■ Work to do
In the listing below, count the lines containing the string "this" and state only the number.

(Entries from a dataset)
_ _ _ _
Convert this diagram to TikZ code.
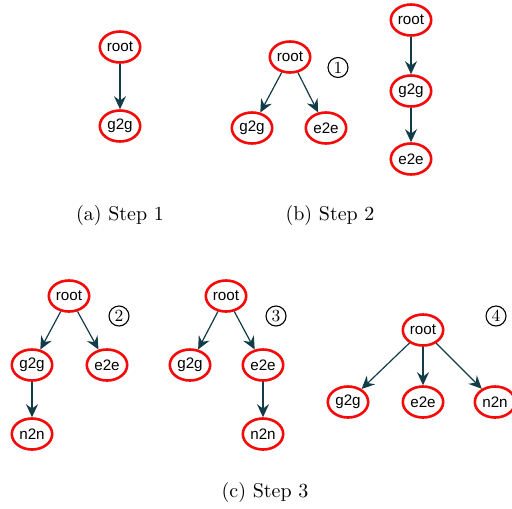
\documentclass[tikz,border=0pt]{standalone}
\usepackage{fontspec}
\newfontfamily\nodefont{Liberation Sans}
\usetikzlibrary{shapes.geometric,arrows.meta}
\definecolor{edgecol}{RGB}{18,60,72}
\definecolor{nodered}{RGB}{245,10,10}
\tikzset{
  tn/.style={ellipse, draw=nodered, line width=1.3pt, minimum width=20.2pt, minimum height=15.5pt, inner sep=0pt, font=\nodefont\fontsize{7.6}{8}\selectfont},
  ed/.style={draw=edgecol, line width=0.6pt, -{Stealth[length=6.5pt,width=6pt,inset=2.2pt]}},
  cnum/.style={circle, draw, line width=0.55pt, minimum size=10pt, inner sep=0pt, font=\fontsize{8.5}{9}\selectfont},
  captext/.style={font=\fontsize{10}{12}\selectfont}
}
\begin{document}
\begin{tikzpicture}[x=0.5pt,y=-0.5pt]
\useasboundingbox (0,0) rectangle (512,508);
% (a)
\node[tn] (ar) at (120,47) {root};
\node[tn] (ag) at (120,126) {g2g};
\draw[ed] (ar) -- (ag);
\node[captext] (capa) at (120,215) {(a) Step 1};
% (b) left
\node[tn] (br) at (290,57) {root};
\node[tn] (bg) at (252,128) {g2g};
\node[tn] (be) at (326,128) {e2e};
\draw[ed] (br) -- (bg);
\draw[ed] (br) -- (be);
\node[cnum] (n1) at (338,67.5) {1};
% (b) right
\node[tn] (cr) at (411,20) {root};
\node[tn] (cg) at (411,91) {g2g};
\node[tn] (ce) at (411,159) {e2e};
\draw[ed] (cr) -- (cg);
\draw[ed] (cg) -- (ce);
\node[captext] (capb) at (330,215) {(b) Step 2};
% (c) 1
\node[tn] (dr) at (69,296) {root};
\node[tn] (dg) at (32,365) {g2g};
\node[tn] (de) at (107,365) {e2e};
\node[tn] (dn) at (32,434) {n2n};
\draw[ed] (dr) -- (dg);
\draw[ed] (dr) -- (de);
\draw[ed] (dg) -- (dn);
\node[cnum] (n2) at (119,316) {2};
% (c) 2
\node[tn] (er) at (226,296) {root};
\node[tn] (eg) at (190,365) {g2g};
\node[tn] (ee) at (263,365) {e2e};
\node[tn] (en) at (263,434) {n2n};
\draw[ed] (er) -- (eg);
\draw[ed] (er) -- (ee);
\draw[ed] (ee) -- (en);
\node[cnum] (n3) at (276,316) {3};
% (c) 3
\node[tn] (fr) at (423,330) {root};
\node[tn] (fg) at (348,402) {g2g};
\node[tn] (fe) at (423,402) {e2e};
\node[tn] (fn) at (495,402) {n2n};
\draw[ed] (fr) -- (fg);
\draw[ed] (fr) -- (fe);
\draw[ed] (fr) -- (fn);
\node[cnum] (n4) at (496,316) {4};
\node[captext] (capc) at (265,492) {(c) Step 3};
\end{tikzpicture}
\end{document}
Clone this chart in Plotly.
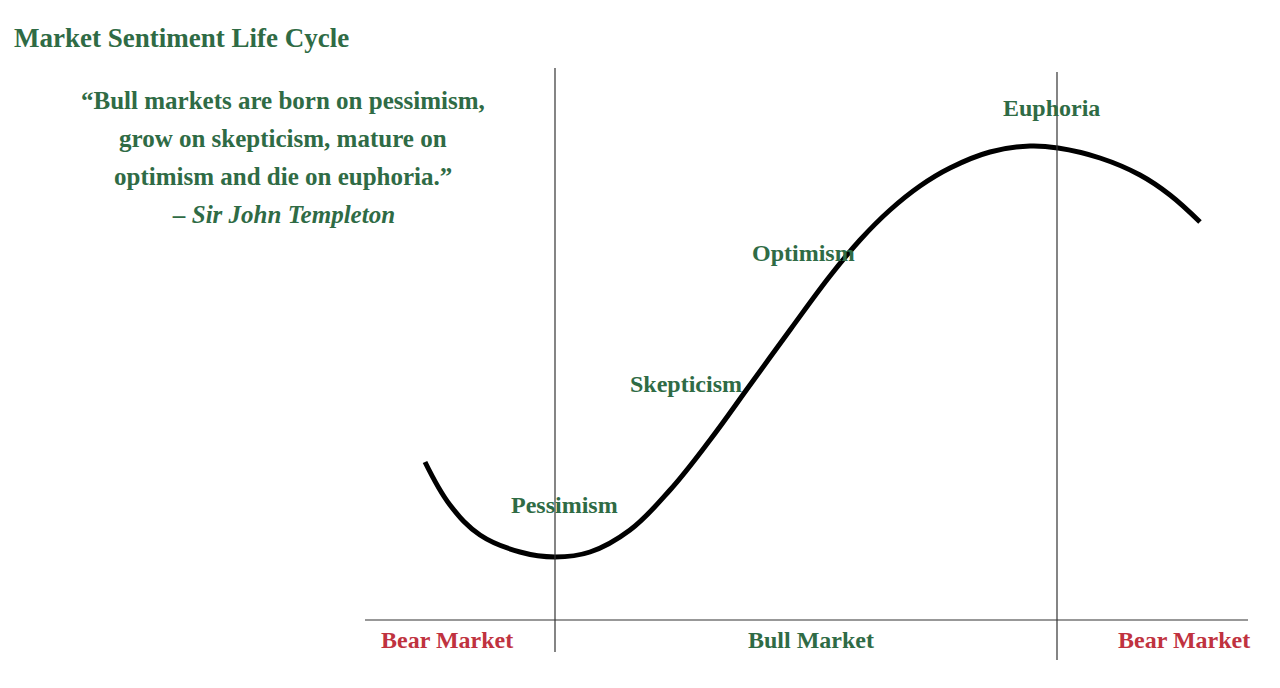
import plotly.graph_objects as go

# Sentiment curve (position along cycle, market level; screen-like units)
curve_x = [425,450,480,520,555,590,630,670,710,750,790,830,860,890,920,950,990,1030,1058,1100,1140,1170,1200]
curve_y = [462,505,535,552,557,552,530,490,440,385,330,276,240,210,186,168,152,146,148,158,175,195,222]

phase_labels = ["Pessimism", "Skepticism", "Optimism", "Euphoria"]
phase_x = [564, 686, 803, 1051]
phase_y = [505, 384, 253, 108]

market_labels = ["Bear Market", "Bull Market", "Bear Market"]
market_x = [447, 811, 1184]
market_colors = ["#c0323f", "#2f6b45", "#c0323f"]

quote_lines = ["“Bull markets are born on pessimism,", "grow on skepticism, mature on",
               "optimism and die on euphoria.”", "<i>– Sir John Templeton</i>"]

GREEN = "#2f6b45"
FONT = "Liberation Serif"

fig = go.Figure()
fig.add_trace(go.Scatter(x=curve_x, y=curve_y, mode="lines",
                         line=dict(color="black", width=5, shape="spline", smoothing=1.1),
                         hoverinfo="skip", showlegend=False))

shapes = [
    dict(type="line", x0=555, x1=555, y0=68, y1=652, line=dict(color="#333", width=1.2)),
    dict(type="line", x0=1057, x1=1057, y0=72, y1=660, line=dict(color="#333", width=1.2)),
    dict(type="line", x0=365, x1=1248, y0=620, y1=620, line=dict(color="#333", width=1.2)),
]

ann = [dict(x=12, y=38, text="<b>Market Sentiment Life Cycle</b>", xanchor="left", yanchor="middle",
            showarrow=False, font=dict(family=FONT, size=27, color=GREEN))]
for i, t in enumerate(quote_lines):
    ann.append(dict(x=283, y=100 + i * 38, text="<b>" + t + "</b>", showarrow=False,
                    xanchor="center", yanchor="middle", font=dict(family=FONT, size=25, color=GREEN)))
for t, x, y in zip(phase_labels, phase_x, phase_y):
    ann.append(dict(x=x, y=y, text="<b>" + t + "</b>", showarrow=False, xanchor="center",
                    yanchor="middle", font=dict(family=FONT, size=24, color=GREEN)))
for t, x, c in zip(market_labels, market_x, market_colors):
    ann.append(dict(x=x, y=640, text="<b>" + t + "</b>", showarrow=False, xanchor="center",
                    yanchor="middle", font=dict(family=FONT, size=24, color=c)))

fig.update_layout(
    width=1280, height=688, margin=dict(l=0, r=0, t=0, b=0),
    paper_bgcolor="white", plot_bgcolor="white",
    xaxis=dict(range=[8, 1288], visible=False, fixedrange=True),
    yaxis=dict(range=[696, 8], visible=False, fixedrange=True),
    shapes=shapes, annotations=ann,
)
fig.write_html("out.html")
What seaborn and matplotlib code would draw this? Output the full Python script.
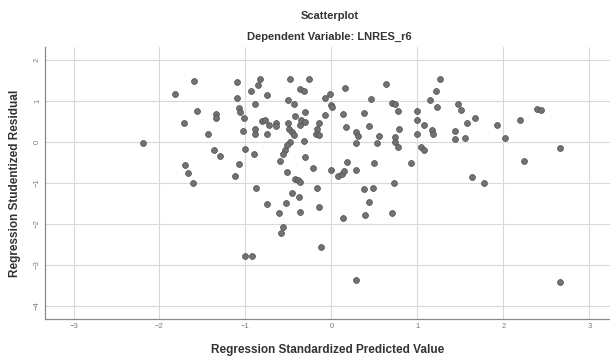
_ _ _ _
■ Reply
3